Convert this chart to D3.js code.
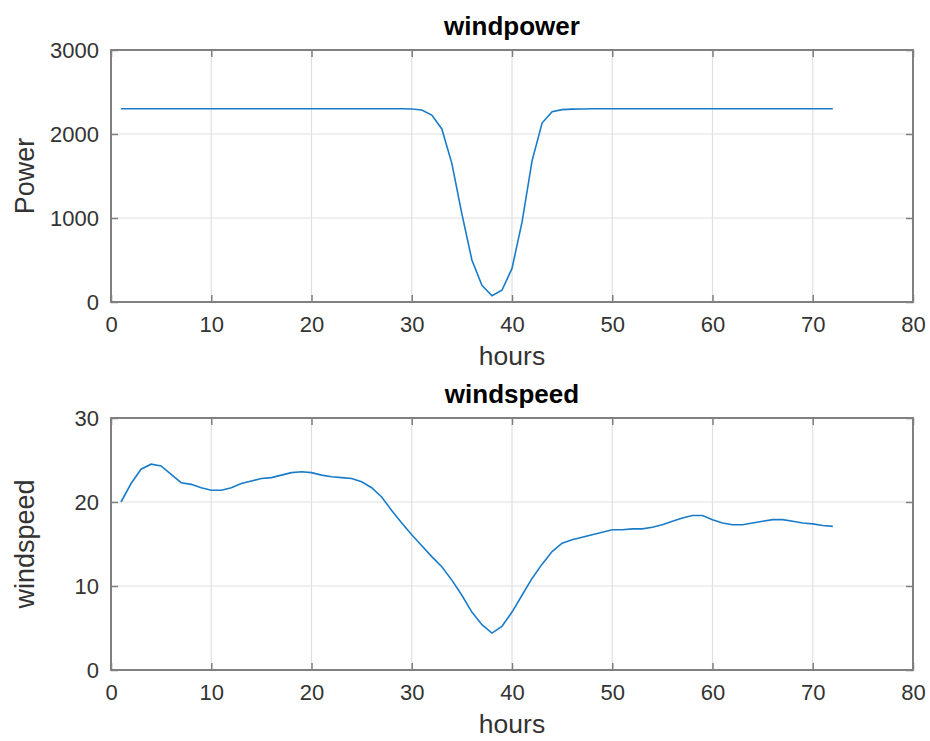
<!DOCTYPE html>
<html><head><meta charset="utf-8">
<script src="https://cdn.jsdelivr.net/npm/d3@7"></script>
<style>body{margin:0;background:#fff}svg{display:block}text{font-family:"Liberation Sans",Arial,sans-serif}</style>
</head><body><svg id="c" width="930" height="741"></svg>
<script>
const hours = d3.range(1, 73);
const power = [2300,2300,2300,2300,2300,2300,2300,2300,2300,2300,
  2300,2300,2300,2300,2300,2300,2300,2300,2300,2300,
  2300,2300,2300,2300,2300,2300,2300,2300,2300,2298,
  2285,2225,2060,1650,1050,500,200,75,140,400,
  950,1680,2130,2265,2290,2296,2298,2300,2300,2300,
  2300,2300,2300,2300,2300,2300,2300,2300,2300,2300,
  2300,2300,2300,2300,2300,2300,2300,2300,2300,2300,2300,2300];
const windspeed = [20.0,22.2,23.9,24.5,24.3,23.3,22.3,22.1,21.7,21.4,
  21.4,21.7,22.2,22.5,22.8,22.9,23.2,23.5,23.6,23.5,
  23.2,23.0,22.9,22.8,22.4,21.7,20.6,19.0,17.5,16.1,
  14.8,13.5,12.3,10.7,8.9,6.9,5.4,4.4,5.2,6.9,
  8.9,10.9,12.6,14.1,15.1,15.5,15.8,16.1,16.4,16.7,
  16.7,16.8,16.8,17.0,17.3,17.7,18.1,18.4,18.4,17.9,
  17.5,17.3,17.3,17.5,17.7,17.9,17.9,17.7,17.5,17.4,17.2,17.1];
const xTicks = [0,10,20,30,40,50,60,70,80];
const powerTicks = [0,1000,2000,3000];
const speedTicks = [0,10,20,30];

const svg = d3.select("#c");
const L = 111, R = 913;
const x = d3.scaleLinear().domain([0,80]).range([L,R]);
const fmt = d3.format("d");

function panel(top, bottom, yDomain, yTicks, data, title, ylabel) {
  const y = d3.scaleLinear().domain(yDomain).range([bottom, top]);
  const g = svg.append("g");
  g.selectAll(".gx").data(xTicks.slice(1,-1)).join("line")
    .attr("x1", d=>x(d)).attr("x2", d=>x(d)).attr("y1", top).attr("y2", bottom)
    .attr("stroke", "#e0e0e0").attr("stroke-width", 1.2);
  g.selectAll(".gy").data(yTicks.slice(1,-1)).join("line")
    .attr("y1", d=>y(d)).attr("y2", d=>y(d)).attr("x1", L).attr("x2", R)
    .attr("stroke", "#e0e0e0").attr("stroke-width", 1.2);
  g.append("path").datum(hours.map((h,i)=>[h, data[i]]))
    .attr("fill","none").attr("stroke","#1a7cc9").attr("stroke-width",1.6)
    .attr("d", d3.line().x(d=>x(d[0])).y(d=>y(d[1])));
  const ax = d3.axisBottom(x).tickValues(xTicks).tickFormat(fmt).tickSizeInner(-7).tickSizeOuter(0).tickPadding(14);
  const axT = d3.axisTop(x).tickValues(xTicks).tickSizeInner(-7).tickSizeOuter(0).tickFormat("");
  const ay = d3.axisLeft(y).tickValues(yTicks).tickFormat(fmt).tickSizeInner(-7).tickSizeOuter(0).tickPadding(12);
  const ayR = d3.axisRight(y).tickValues(yTicks).tickSizeInner(-7).tickSizeOuter(0).tickFormat("");
  const gb = g.append("g").attr("transform",`translate(0,${bottom})`).call(ax);
  const gt = g.append("g").attr("transform",`translate(0,${top})`).call(axT);
  const gl = g.append("g").attr("transform",`translate(${L},0)`).call(ay);
  const gr = g.append("g").attr("transform",`translate(${R},0)`).call(ayR);
  [gb,gt,gl,gr].forEach(s=>{
    s.select(".domain").remove();
    s.selectAll("line").attr("stroke","#7f7f7f").attr("stroke-width",1.5);
    s.selectAll("text").attr("fill","#333333").style("font-size","22px").style("font-family",'"Liberation Sans",Arial,sans-serif');
  });
  g.append("rect").attr("x",L).attr("y",top).attr("width",R-L).attr("height",bottom-top)
    .attr("fill","none").attr("stroke","#808080").attr("stroke-width",2);
  g.append("text").attr("x",(L+R)/2).attr("y",top-15).attr("text-anchor","middle")
    .attr("font-weight","bold").style("font-size","26px").attr("fill","#000").text(title);
  g.append("text").attr("x",(L+R)/2).attr("y",bottom+63).attr("text-anchor","middle")
    .style("font-size","26.5px").attr("fill","#333333").text("hours");
  g.append("text").attr("transform",`translate(34,${(top+bottom)/2}) rotate(-90)`).attr("text-anchor","middle")
    .style("font-size","27px").attr("fill","#333333").text(ylabel);
}
panel(50, 302, [0,3000], powerTicks, power, "windpower", "Power");
panel(418, 670, [0,30], speedTicks, windspeed, "windspeed", "windspeed");
</script></body></html>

Written instruction: Reproduce the material word for word. Any pictures should be left out of the copy.

Task result:
Convert this chart to D3.js code.
<!DOCTYPE html>
<html><head><meta charset="utf-8">
<script src="https://cdn.jsdelivr.net/npm/d3@7"></script>
<style>body{margin:0;background:#fff}svg{display:block}text{font-family:"Liberation Sans",Arial,sans-serif}</style>
</head><body><svg id="c" width="930" height="741"></svg>
<script>
const hours = d3.range(1, 73);
const power = [2300,2300,2300,2300,2300,2300,2300,2300,2300,2300,
  2300,2300,2300,2300,2300,2300,2300,2300,2300,2300,
  2300,2300,2300,2300,2300,2300,2300,2300,2300,2298,
  2285,2225,2060,1650,1050,500,200,75,140,400,
  950,1680,2130,2265,2290,2296,2298,2300,2300,2300,
  2300,2300,2300,2300,2300,2300,2300,2300,2300,2300,
  2300,2300,2300,2300,2300,2300,2300,2300,2300,2300,2300,2300];
const windspeed = [20.0,22.2,23.9,24.5,24.3,23.3,22.3,22.1,21.7,21.4,
  21.4,21.7,22.2,22.5,22.8,22.9,23.2,23.5,23.6,23.5,
  23.2,23.0,22.9,22.8,22.4,21.7,20.6,19.0,17.5,16.1,
  14.8,13.5,12.3,10.7,8.9,6.9,5.4,4.4,5.2,6.9,
  8.9,10.9,12.6,14.1,15.1,15.5,15.8,16.1,16.4,16.7,
  16.7,16.8,16.8,17.0,17.3,17.7,18.1,18.4,18.4,17.9,
  17.5,17.3,17.3,17.5,17.7,17.9,17.9,17.7,17.5,17.4,17.2,17.1];
const xTicks = [0,10,20,30,40,50,60,70,80];
const powerTicks = [0,1000,2000,3000];
const speedTicks = [0,10,20,30];

const svg = d3.select("#c");
const L = 111, R = 913;
const x = d3.scaleLinear().domain([0,80]).range([L,R]);
const fmt = d3.format("d");

function panel(top, bottom, yDomain, yTicks, data, title, ylabel) {
  const y = d3.scaleLinear().domain(yDomain).range([bottom, top]);
  const g = svg.append("g");
  g.selectAll(".gx").data(xTicks.slice(1,-1)).join("line")
    .attr("x1", d=>x(d)).attr("x2", d=>x(d)).attr("y1", top).attr("y2", bottom)
    .attr("stroke", "#e0e0e0").attr("stroke-width", 1.2);
  g.selectAll(".gy").data(yTicks.slice(1,-1)).join("line")
    .attr("y1", d=>y(d)).attr("y2", d=>y(d)).attr("x1", L).attr("x2", R)
    .attr("stroke", "#e0e0e0").attr("stroke-width", 1.2);
  g.append("path").datum(hours.map((h,i)=>[h, data[i]]))
    .attr("fill","none").attr("stroke","#1a7cc9").attr("stroke-width",1.6)
    .attr("d", d3.line().x(d=>x(d[0])).y(d=>y(d[1])));
  const ax = d3.axisBottom(x).tickValues(xTicks).tickFormat(fmt).tickSizeInner(-7).tickSizeOuter(0).tickPadding(14);
  const axT = d3.axisTop(x).tickValues(xTicks).tickSizeInner(-7).tickSizeOuter(0).tickFormat("");
  const ay = d3.axisLeft(y).tickValues(yTicks).tickFormat(fmt).tickSizeInner(-7).tickSizeOuter(0).tickPadding(12);
  const ayR = d3.axisRight(y).tickValues(yTicks).tickSizeInner(-7).tickSizeOuter(0).tickFormat("");
  const gb = g.append("g").attr("transform",`translate(0,${bottom})`).call(ax);
  const gt = g.append("g").attr("transform",`translate(0,${top})`).call(axT);
  const gl = g.append("g").attr("transform",`translate(${L},0)`).call(ay);
  const gr = g.append("g").attr("transform",`translate(${R},0)`).call(ayR);
  [gb,gt,gl,gr].forEach(s=>{
    s.select(".domain").remove();
    s.selectAll("line").attr("stroke","#7f7f7f").attr("stroke-width",1.5);
    s.selectAll("text").attr("fill","#333333").style("font-size","22px").style("font-family",'"Liberation Sans",Arial,sans-serif');
  });
  g.append("rect").attr("x",L).attr("y",top).attr("width",R-L).attr("height",bottom-top)
    .attr("fill","none").attr("stroke","#808080").attr("stroke-width",2);
  g.append("text").attr("x",(L+R)/2).attr("y",top-15).attr("text-anchor","middle")
    .attr("font-weight","bold").style("font-size","26px").attr("fill","#000").text(title);
  g.append("text").attr("x",(L+R)/2).attr("y",bottom+63).attr("text-anchor","middle")
    .style("font-size","26.5px").attr("fill","#333333").text("hours");
  g.append("text").attr("transform",`translate(34,${(top+bottom)/2}) rotate(-90)`).attr("text-anchor","middle")
    .style("font-size","27px").attr("fill","#333333").text(ylabel);
}
panel(50, 302, [0,3000], powerTicks, power, "windpower", "Power");
panel(418, 670, [0,30], speedTicks, windspeed, "windspeed", "windspeed");
</script></body></html>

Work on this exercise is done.